BSCR is interesting to study from a biologic standpoint because of its characteristic clinical findings, strong associations with HLA-A29, and with KIR (killer immunoglobulin receptor) genes. Indeed BCR is found to have one of the strongest associations with both HLA and KIR of any human disease.
In this study, researchers from the Netherlands used a multiplex immunoassay to determine the levels of 23 immune mediators (T-cell, proinflammatory, and vascular-active mediators) in paired aqueous humor and serum samples from 16 patients with birdshot chorioretinopathy plus controls (normal patients undergoing cataract surgery).
Compared to controls, patients with BSCR had higher aqueous concentrations of T-cell mediators interleukin (IL)-2 and IL-17 (which is produced by T cells [Th-17 cells] and some KIR bearing cells, including some T cells and NK cells) and proinflammatory mediators IL-1β, IL-6, and tumor necrosis factor α. Concentrations of IL-1β, IL-17, and tumor necrosis factor α were also higher than in the concurrent serum samples.
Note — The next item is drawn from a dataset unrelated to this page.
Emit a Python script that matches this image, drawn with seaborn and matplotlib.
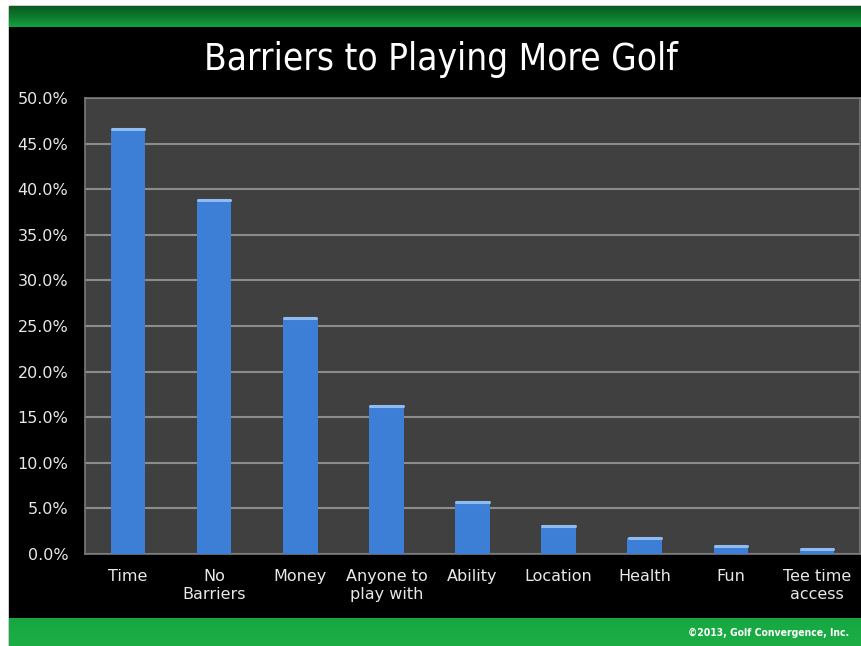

Although immune mediator concentration differences between subjects and controls were not large, the trends indicated that the elevated cytokines levels in the aqueous humor were likely T-cell related. In addition, the values were much higher for these mediators in aqueous humor than in the serum of subjects with BCR, indicating production by cells in the eye. That they found positive results at all is a bit surprising as in most patients with BCR there are few cells in the anterior chamber in this posterior uveitis.
The authors point out that anti-IL17 antibodies have been evaluated on 11 patients with uveitis (not BSCR) in a phase II study with promising results. While they advise caution, these results are promising and offer a biologic rationale for considering anti-IL17 therapy if such treatment continues to hold promise in treating uveitis.
It would also be of interest to know whether the change in IL17 levels is a function of chronic T-cell mediated inflammation or is specific to BSCR.